Memorial of the Passion of Saint John the Baptist
(I Thessalonians 2:1-8; Mark 6:17-29)
Lord of the Flies tells the story of a group of schoolboys shipwrecked on a deserted island. They have to rely on their wits for survival. At first they work together and establish a rescue plan. Not long afterwards, however, two factions develop with the members of one hunting down those of the other. The drama conveys the idea that people by nature treat others cruelly, at least when no one is looking. Many reject this base opinion of human nature, but often enough human atrocities occur - like the attempted genocide of Jews by the Nazis - that defy its dismissal. The story of John the Baptist's beheading also gives an air of plausibility to the gloomy opinion of humanity.
Herod recognizes John as "righteous and holy." The gospel today sounds almost as if he wants to keep John close-by to provide spiritual guidance.

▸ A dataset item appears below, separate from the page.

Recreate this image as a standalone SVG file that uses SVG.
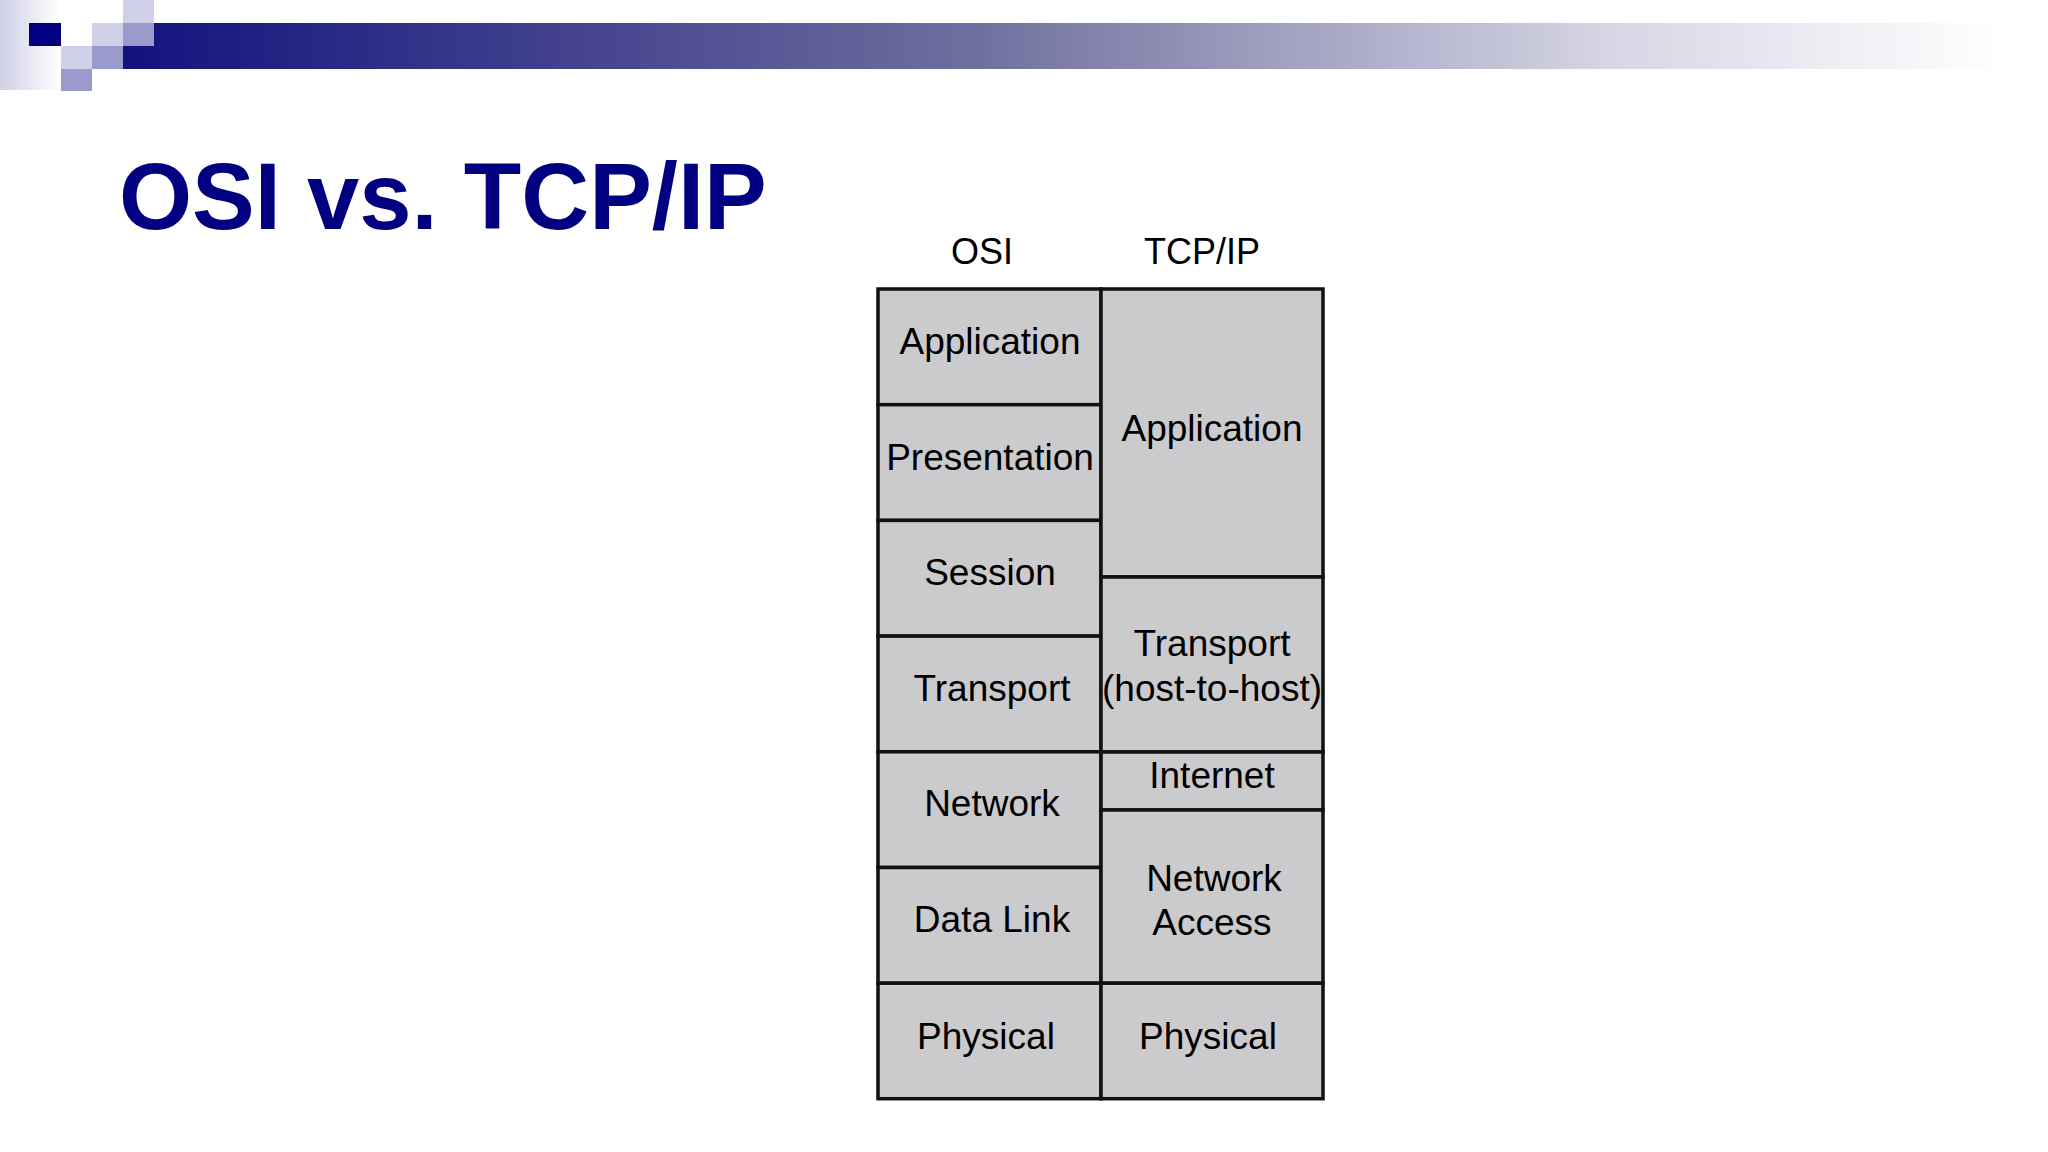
<svg xmlns="http://www.w3.org/2000/svg" width="2048" height="1152" viewBox="0 0 2048 1152">
<defs>
<linearGradient id="bar" x1="0" x2="1" y1="0" y2="0">
<stop offset="0" stop-color="#12127e"/><stop offset="0.45" stop-color="#6e6e9e"/><stop offset="0.8" stop-color="#d8d8e6"/><stop offset="1" stop-color="#ffffff"/>
</linearGradient>
<linearGradient id="fade" x1="0" x2="1" y1="0" y2="0">
<stop offset="0" stop-color="#cfcfe6"/><stop offset="1" stop-color="#ffffff"/>
</linearGradient>
<style>
.c{fill:#cbcbcd;stroke:#111;stroke-width:3.5}
.t{font-family:"Liberation Sans",Arial,sans-serif;font-size:37px;fill:#000;text-anchor:middle}
.h{font-family:"Liberation Sans",Arial,sans-serif;font-size:36px;fill:#000;text-anchor:middle}
</style>
</defs>
<rect width="2048" height="1152" fill="#fff"/>
<g id="header">
<rect x="0" y="0" width="60" height="90" fill="url(#fade)"/>
<rect x="123" y="23" width="1880" height="46" fill="url(#bar)"/>
<rect x="29" y="23" width="32" height="23" fill="#000080"/>
<rect x="61" y="46" width="31" height="23" fill="#d0d0e8"/>
<rect x="61" y="69" width="31" height="22" fill="#9a9acc"/>
<rect x="92" y="23" width="31" height="23" fill="#d0d0e8"/>
<rect x="92" y="46" width="31" height="23" fill="#9a9acc"/>
<rect x="123" y="0" width="31" height="23" fill="#d0d0e8"/>
<rect x="123" y="23" width="31" height="23" fill="#9a9acc"/>
</g>
<text x="119" y="229" font-family="Liberation Sans,Arial,sans-serif" font-weight="bold" font-size="94" fill="#000080">OSI vs. TCP/IP</text>
<text class="h" x="982" y="264">OSI</text>
<text class="h" x="1202" y="264">TCP/IP</text>
<g id="osi-application"><rect class="c" x="878" y="289" width="223" height="115.7"/><text class="t" x="990" y="354">Application</text></g>
<g id="osi-presentation"><rect class="c" x="878" y="404.7" width="223" height="115.7"/><text class="t" x="990" y="470">Presentation</text></g>
<g id="osi-session"><rect class="c" x="878" y="520.4" width="223" height="115.7"/><text class="t" x="990" y="585">Session</text></g>
<g id="osi-transport"><rect class="c" x="878" y="636.1" width="223" height="115.7"/><text class="t" x="992" y="701">Transport</text></g>
<g id="osi-network"><rect class="c" x="878" y="751.8" width="223" height="115.7"/><text class="t" x="992" y="816">Network</text></g>
<g id="osi-datalink"><rect class="c" x="878" y="867.5" width="223" height="115.7"/><text class="t" x="992" y="932">Data Link</text></g>
<g id="osi-physical"><rect class="c" x="878" y="983.2" width="223" height="115.5"/><text class="t" x="986" y="1049">Physical</text></g>
<g id="tcp-application"><rect class="c" x="1101" y="289" width="222" height="288"/><text class="t" x="1212" y="441">Application</text></g>
<g id="tcp-transport"><rect class="c" x="1101" y="577" width="222" height="175"/><text class="t" x="1212" y="656">Transport</text><text class="t" x="1212" y="701">(host-to-host)</text></g>
<g id="tcp-internet"><rect class="c" x="1101" y="752" width="222" height="58"/><text class="t" x="1212" y="788">Internet</text></g>
<g id="tcp-netaccess"><rect class="c" x="1101" y="810" width="222" height="173.2"/><text class="t" x="1214" y="891">Network</text><text class="t" x="1212" y="935">Access</text></g>
<g id="tcp-physical"><rect class="c" x="1101" y="983.2" width="222" height="115.5"/><text class="t" x="1208" y="1049">Physical</text></g>
<g id="connectors"/>
</svg>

But as aware as Herod is to John's goodness, he cannot rise above his own pride. Because he promises Herodias' daughter anything that she asks, he executes the eminently honorable man in order to appear true to his word. A decent person would have apologized for his foolhardy promise and disciplined the youngster for her outrageous request.
We are wise not to deny our capacity to sin grievously and to thank God every day that we have avoided offending Him. It is His grace, given through Christ, which turns us from our wounded nature into people who love and desire the good.